| An ordered list of strings is the training corpus. That's the data being modeled. But that data is more specific than the set of all possible ordered lists of strings: it's a specific representation of an example game written as a chronology of piece positions. GPT models every pattern it can find in the ordered list of tokens. GPT's model doesn't only infer the original data structure (the list of tokens). That structure isn't the only pattern present in the original data. There are also repeated tokens, and their relative positions in the list: GPT models them all. When the story was written in the first place, the game rules were followed. In doing so, the authors of the story laid out an implicit boundary. That boundary is what GPT models, and it is implicitly a close match for the game rules.
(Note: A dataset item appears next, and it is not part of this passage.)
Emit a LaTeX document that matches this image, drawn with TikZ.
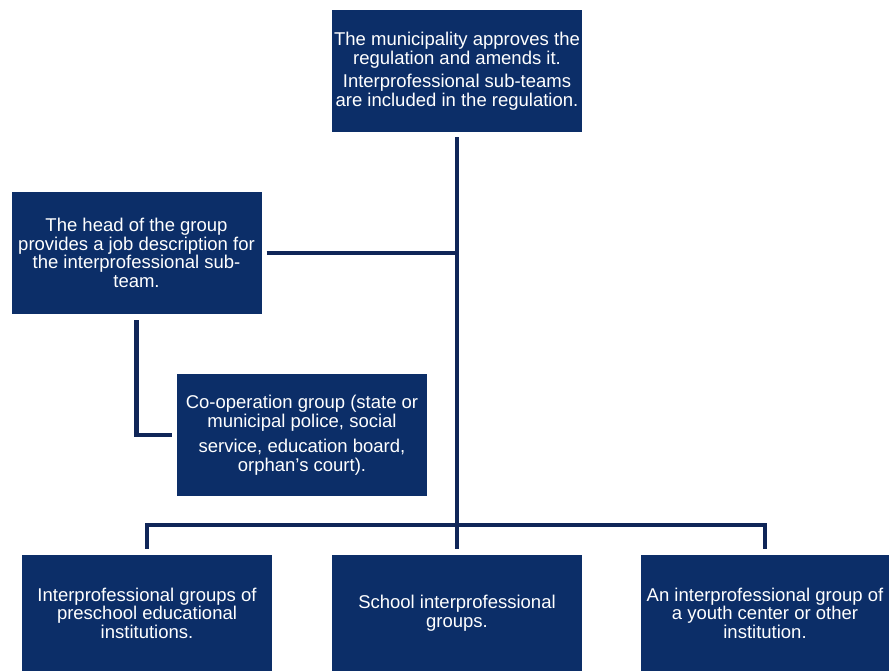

When we look objectively at what GPT modeled, we can see that part of that model is the same shape and structure as an Othello game board. We call it a valid instance of an Othello game board. We. Not GPT. We. People who know the symbolic meaning of "Othello game board" make that assertion. GPT does not do that. As far as GPT is concerned, it's only a model. And that model can be found in any valid example of an Othello game played. Even if it is implicit, it is there. |
The board structure can be defined precisely using predicate logic as (X, d), i.e., it is strictly below natural language and does not require a human interpretation.
And by "reduction" I meant the word in the technical sense: there exists subset of ChatGPT that encodes the information (X, d). This also does not require a human.